La intención del presidente de Aragón, Javier Lambán, de adaptar el Pacto del Agua a la realidad del año 2020 no debe verse como una enmienda a la totalidad de una mesa de consenso que ha sido puesta de ejemplo pactista en todos los foros nacionales e internacionales. Si la situación en 1992, año de su creación, o en el 2006, cuando el pacto sufrió una profunda revisión, era compleja; se dan casi 30 años después diversas circunstancias que hacen necesaria una actualización de un pacto que ha funcionado a trancas y barrancas pero que ha servido para ordenar las necesidades hidrológicas de la comunidad e intentar aunar voluntades entre la montaña y el llano, entre regantes y ecologistas.
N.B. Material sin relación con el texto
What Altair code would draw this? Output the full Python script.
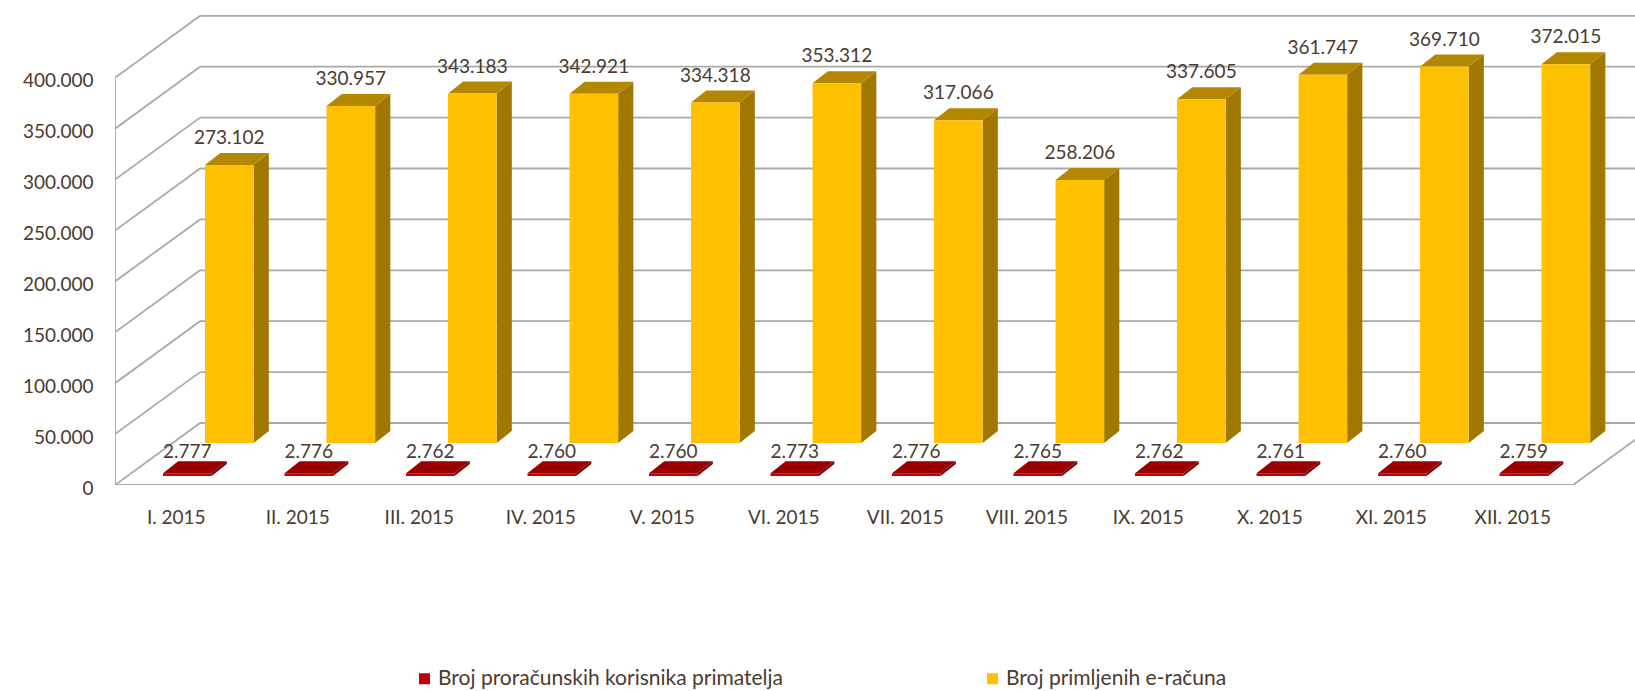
import altair as alt
import pandas as pd

# ---------------- data ----------------
months = ["I. 2015", "II. 2015", "III. 2015", "IV. 2015", "V. 2015", "VI. 2015",
          "VII. 2015", "VIII. 2015", "IX. 2015", "X. 2015", "XI. 2015", "XII. 2015"]
korisnici = [2777, 2776, 2762, 2760, 2760, 2773, 2776, 2765, 2762, 2761, 2760, 2759]
racuni = [273102, 330957, 343183, 342921, 334318, 353312, 317066, 258206,
          337605, 361747, 369710, 372015]
series_names = ["Broj proračunskih korisnika primatelja", "Broj primljenih e-računa"]
y_ticks = [0, 50000, 100000, 150000, 200000, 250000, 300000, 350000, 400000]

# ---------------- styling / pseudo-3D geometry (in scale units) ----------------
TEXT = "#4b3a2f"
GRID = "#a9a9a9"
FONT = "Lato"
X_MAX = 12.51
Y_MAX = 466600
WALL_DX, WALL_DY = 0.70, 60900
BAR_W, BAR_DX, BAR_DY = 0.40, 0.125, 11800
style = {
    series_names[0]: dict(start=0.395, base=8800, front="#C00000", top="#990000",
                          side="#7a0000", label_dy=-9),
    series_names[1]: dict(start=0.741, base=41300, front="#FFC000", top="#B38800",
                          side="#A07800", label_dy=-15),
}


def fmt(v):
    return f"{v:,}".replace(",", ".")


front_rows, side_rows, top_rows = [], [], []
for name, vals in zip(series_names, [korisnici, racuni]):
    st = style[name]
    for i, v in enumerate(vals):
        x0 = i + st["start"]
        x1 = x0 + BAR_W
        yb = st["base"]
        yt = yb + v
        key = f"{name}-{i}"
        front_rows.append(dict(series=name, x0=x0, x1=x1, yb=yb, yt=yt,
                               xm=(x0 + x1) / 2, ylab=yt + BAR_DY, label=fmt(v)))
        side_rows.append(dict(series=name, key=key, x=x1, lo=yb, hi=yt))
        side_rows.append(dict(series=name, key=key, x=x1 + BAR_DX, lo=yb + BAR_DY, hi=yt + BAR_DY))
        top_rows.append(dict(series=name, key=key, y=yt, xa=x0, xb=x1))
        top_rows.append(dict(series=name, key=key, y=yt + BAR_DY, xa=x0 + BAR_DX, xb=x1 + BAR_DX))

front = pd.DataFrame(front_rows)
side = pd.DataFrame(side_rows)
top = pd.DataFrame(top_rows)

n = len(months)
walls = pd.DataFrame(
    [dict(x=WALL_DX, x2=X_MAX + WALL_DX, y=t + WALL_DY, y2=t + WALL_DY) for t in y_ticks]
    + [dict(x=0, x2=WALL_DX, y=t, y2=t + WALL_DY) for t in y_ticks]
    + [dict(x=0, x2=0, y=0, y2=y_ticks[-1]),
       dict(x=0, x2=n, y=0, y2=0),
       dict(x=n, x2=n + WALL_DX, y=0, y2=WALL_DY)]
)

xscale = alt.Scale(domain=[0, X_MAX], nice=False, zero=False)
yscale = alt.Scale(domain=[0, Y_MAX], nice=False, zero=False)

month_expr = "[" + ",".join(f"'{m}'" for m in months) + "][round(datum.value - 0.5)]"

wall_layer = alt.Chart(walls).mark_rule(color=GRID, strokeWidth=1.8, clip=True).encode(
    x=alt.X("x:Q", scale=xscale,
            axis=alt.Axis(values=[i + 0.5 for i in range(n)], labelExpr=month_expr,
                          title=None, domain=False, ticks=False, tickSize=0, grid=False,
                          labelFontSize=19, labelColor=TEXT, labelFont=FONT,
                          labelPadding=32, labelBaseline="middle", labelFlush=False,
                          labelOverlap=False)),
    x2="x2:Q",
    y=alt.Y("y:Q", scale=yscale,
            axis=alt.Axis(values=y_ticks, labelExpr="replace(format(datum.value, ','), ',', '.')",
                          title=None, domain=False, ticks=False, tickSize=0, grid=False,
                          labelFontSize=19, labelColor=TEXT, labelFont=FONT,
                          labelPadding=22, labelOffset=3)),
    y2="y2:Q",
)

layers = [wall_layer]
for name in [series_names[1], series_names[0]]:
    st = style[name]
    sd = side[side.series == name]
    tp = top[top.series == name]
    layers.append(
        alt.Chart(sd).mark_area(orient="vertical", color=st["side"]).encode(
            x=alt.X("x:Q", scale=xscale),
            y=alt.Y("lo:Q", scale=yscale, stack=None),
            y2="hi:Q",
            detail="key:N",
        )
    )
    layers.append(
        alt.Chart(tp).mark_area(orient="horizontal", color=st["top"]).encode(
            y=alt.Y("y:Q", scale=yscale),
            x=alt.X("xa:Q", scale=xscale, stack=None),
            x2="xb:Q",
            detail="key:N",
        )
    )

front_layer = alt.Chart(front).mark_rect().encode(
    x=alt.X("x0:Q", scale=xscale),
    x2="x1:Q",
    y=alt.Y("yb:Q", scale=yscale),
    y2="yt:Q",
    color=alt.Color(
        "series:N",
        scale=alt.Scale(domain=series_names,
                        range=[style[s]["front"] for s in series_names]),
        legend=alt.Legend(orient="none", legendX=299, legendY=658, direction="horizontal",
                          title=None, symbolType="square", symbolSize=121,
                          symbolStrokeWidth=0, labelFontSize=21, labelColor=TEXT,
                          labelFont=FONT, labelOffset=3, labelLimit=0, columns=2,
                          columnPadding=198, padding=0),
    ),
)
layers.append(front_layer)

for name in series_names:
    st = style[name]
    layers.append(
        alt.Chart(front[front.series == name]).mark_text(
            fontSize=19, color=TEXT, font=FONT, baseline="middle", align="center",
            dy=st["label_dy"]
        ).encode(
            x=alt.X("xm:Q", scale=xscale),
            y=alt.Y("ylab:Q", scale=yscale),
            text="label:N",
        )
    )

chart = alt.layer(*layers).properties(
    width=1520,
    height=475,
    autosize=alt.AutoSizeParams(type="none"),
    padding={"left": 115, "top": 10, "right": 0, "bottom": 206},
    background="white",
).configure_view(stroke=None)

chart.save("out.html", embed_options={"renderer": "svg", "actions": False})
Desde el año 2006 han sucedido muchas cosas. La superficie regable en la comunidad autónoma se ha incrementado en más de 100.000 hectáreas. Los embalses conflictivos han sufrido diversos avatares judiciales y han seguido generando controversia. La agenda 2030 y los objetivos de desarrollo sostenible cobran ahora una importancia que no tenían entonces, y el cambio climático es una realidad que solo los más excéntricos cuestionan. Además, el mapa político aragonés ha cambiado hasta el punto de que casi un tercio del Parlamento está formado por partidos que no existían hace tan solo década y media. Y además, el Gobierno está formado por cuatro partidos que no solo mantienen puntos de vista encontrados en política hídrica, sino que en ocasiones les ha enfrentado claramente. Asimismo, el Gobierno central -que no es un testigo indirecto, sino agente principal en el debate y la ejecución del pacto- ha pasado de tener ministros trasvasistas a responsables que rechazan de forma manifiesta las grandes obras hidráulicas.

Por este motivo, parece lógica la intención de actualizar este gran pacto y ponerlo al día, aunque sea tarea compleja. Y no se entiende el rechazo de quienes consideran que este foro es inamovible como una mole granítica.